The exercise - Go through the data below and copy it exactly, skipping every picture.

[START OF Raw data]

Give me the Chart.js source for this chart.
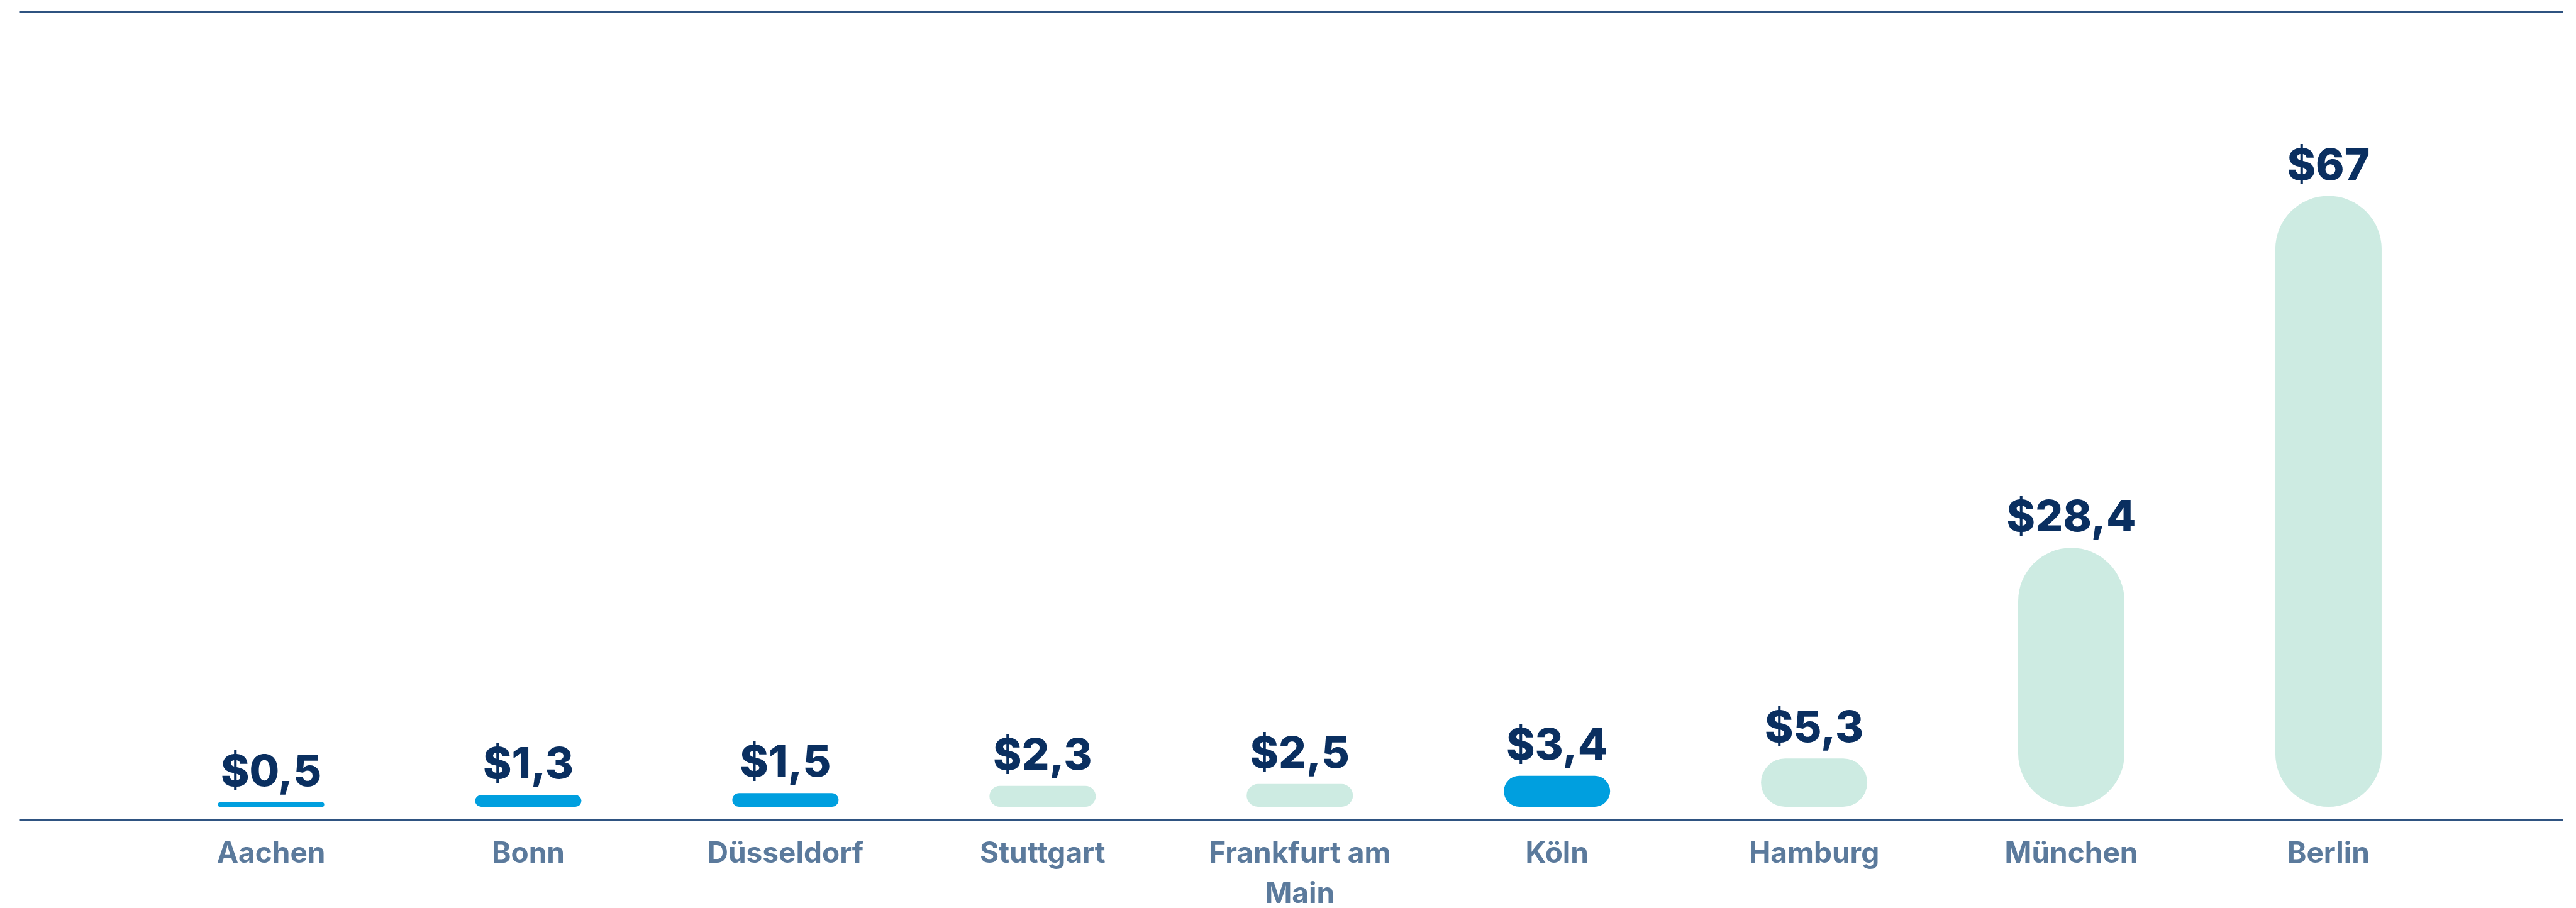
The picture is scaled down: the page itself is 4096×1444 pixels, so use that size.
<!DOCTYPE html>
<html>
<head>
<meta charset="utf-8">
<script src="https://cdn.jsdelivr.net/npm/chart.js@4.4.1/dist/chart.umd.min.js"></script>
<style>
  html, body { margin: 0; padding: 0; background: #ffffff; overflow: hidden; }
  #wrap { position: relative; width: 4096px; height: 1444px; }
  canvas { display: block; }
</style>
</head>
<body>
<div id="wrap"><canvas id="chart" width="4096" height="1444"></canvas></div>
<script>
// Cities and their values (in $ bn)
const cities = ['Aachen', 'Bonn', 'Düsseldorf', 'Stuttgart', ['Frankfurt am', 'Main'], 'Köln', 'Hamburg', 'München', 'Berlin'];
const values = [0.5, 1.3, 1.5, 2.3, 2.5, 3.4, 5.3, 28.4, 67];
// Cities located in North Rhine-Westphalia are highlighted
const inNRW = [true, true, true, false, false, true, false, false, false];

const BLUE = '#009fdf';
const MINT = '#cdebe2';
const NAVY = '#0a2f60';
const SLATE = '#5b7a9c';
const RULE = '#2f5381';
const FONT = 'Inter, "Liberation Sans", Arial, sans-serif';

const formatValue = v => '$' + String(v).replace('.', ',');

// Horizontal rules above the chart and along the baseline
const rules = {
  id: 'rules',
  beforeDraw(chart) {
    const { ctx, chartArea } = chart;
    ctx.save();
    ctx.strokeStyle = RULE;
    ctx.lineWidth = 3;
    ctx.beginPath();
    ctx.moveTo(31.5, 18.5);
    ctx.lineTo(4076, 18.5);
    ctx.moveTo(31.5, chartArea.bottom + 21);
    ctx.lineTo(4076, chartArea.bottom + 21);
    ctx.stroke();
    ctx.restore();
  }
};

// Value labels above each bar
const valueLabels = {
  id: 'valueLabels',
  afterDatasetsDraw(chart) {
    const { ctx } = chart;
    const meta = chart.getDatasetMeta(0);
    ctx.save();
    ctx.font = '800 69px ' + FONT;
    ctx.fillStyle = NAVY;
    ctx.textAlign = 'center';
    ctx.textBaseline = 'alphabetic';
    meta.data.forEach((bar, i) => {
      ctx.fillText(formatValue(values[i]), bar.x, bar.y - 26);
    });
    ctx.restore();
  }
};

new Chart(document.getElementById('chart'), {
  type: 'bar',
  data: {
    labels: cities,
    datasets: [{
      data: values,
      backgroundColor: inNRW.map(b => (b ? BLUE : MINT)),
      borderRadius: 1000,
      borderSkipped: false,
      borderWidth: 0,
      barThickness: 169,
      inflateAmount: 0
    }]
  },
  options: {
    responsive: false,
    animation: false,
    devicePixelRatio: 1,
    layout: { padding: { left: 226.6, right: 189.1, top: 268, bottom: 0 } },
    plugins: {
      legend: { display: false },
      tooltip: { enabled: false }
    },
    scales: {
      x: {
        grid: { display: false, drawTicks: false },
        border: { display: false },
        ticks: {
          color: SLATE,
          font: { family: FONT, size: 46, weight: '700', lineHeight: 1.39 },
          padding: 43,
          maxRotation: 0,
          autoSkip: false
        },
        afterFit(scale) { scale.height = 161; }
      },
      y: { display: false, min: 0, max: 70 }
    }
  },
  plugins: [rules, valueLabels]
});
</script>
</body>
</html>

[END OF Raw data]

Solution to the exercise -
Give me the Chart.js source for this chart.
The picture is scaled down: the page itself is 4096×1444 pixels, so use that size.
<!DOCTYPE html>
<html>
<head>
<meta charset="utf-8">
<script src="https://cdn.jsdelivr.net/npm/chart.js@4.4.1/dist/chart.umd.min.js"></script>
<style>
  html, body { margin: 0; padding: 0; background: #ffffff; overflow: hidden; }
  #wrap { position: relative; width: 4096px; height: 1444px; }
  canvas { display: block; }
</style>
</head>
<body>
<div id="wrap"><canvas id="chart" width="4096" height="1444"></canvas></div>
<script>
// Cities and their values (in $ bn)
const cities = ['Aachen', 'Bonn', 'Düsseldorf', 'Stuttgart', ['Frankfurt am', 'Main'], 'Köln', 'Hamburg', 'München', 'Berlin'];
const values = [0.5, 1.3, 1.5, 2.3, 2.5, 3.4, 5.3, 28.4, 67];
// Cities located in North Rhine-Westphalia are highlighted
const inNRW = [true, true, true, false, false, true, false, false, false];

const BLUE = '#009fdf';
const MINT = '#cdebe2';
const NAVY = '#0a2f60';
const SLATE = '#5b7a9c';
const RULE = '#2f5381';
const FONT = 'Inter, "Liberation Sans", Arial, sans-serif';

const formatValue = v => '$' + String(v).replace('.', ',');

// Horizontal rules above the chart and along the baseline
const rules = {
  id: 'rules',
  beforeDraw(chart) {
    const { ctx, chartArea } = chart;
    ctx.save();
    ctx.strokeStyle = RULE;
    ctx.lineWidth = 3;
    ctx.beginPath();
    ctx.moveTo(31.5, 18.5);
    ctx.lineTo(4076, 18.5);
    ctx.moveTo(31.5, chartArea.bottom + 21);
    ctx.lineTo(4076, chartArea.bottom + 21);
    ctx.stroke();
    ctx.restore();
  }
};

// Value labels above each bar
const valueLabels = {
  id: 'valueLabels',
  afterDatasetsDraw(chart) {
    const { ctx } = chart;
    const meta = chart.getDatasetMeta(0);
    ctx.save();
    ctx.font = '800 69px ' + FONT;
    ctx.fillStyle = NAVY;
    ctx.textAlign = 'center';
    ctx.textBaseline = 'alphabetic';
    meta.data.forEach((bar, i) => {
      ctx.fillText(formatValue(values[i]), bar.x, bar.y - 26);
    });
    ctx.restore();
  }
};

new Chart(document.getElementById('chart'), {
  type: 'bar',
  data: {
    labels: cities,
    datasets: [{
      data: values,
      backgroundColor: inNRW.map(b => (b ? BLUE : MINT)),
      borderRadius: 1000,
      borderSkipped: false,
      borderWidth: 0,
      barThickness: 169,
      inflateAmount: 0
    }]
  },
  options: {
    responsive: false,
    animation: false,
    devicePixelRatio: 1,
    layout: { padding: { left: 226.6, right: 189.1, top: 268, bottom: 0 } },
    plugins: {
      legend: { display: false },
      tooltip: { enabled: false }
    },
    scales: {
      x: {
        grid: { display: false, drawTicks: false },
        border: { display: false },
        ticks: {
          color: SLATE,
          font: { family: FONT, size: 46, weight: '700', lineHeight: 1.39 },
          padding: 43,
          maxRotation: 0,
          autoSkip: false
        },
        afterFit(scale) { scale.height = 161; }
      },
      y: { display: false, min: 0, max: 70 }
    }
  },
  plugins: [rules, valueLabels]
});
</script>
</body>
</html>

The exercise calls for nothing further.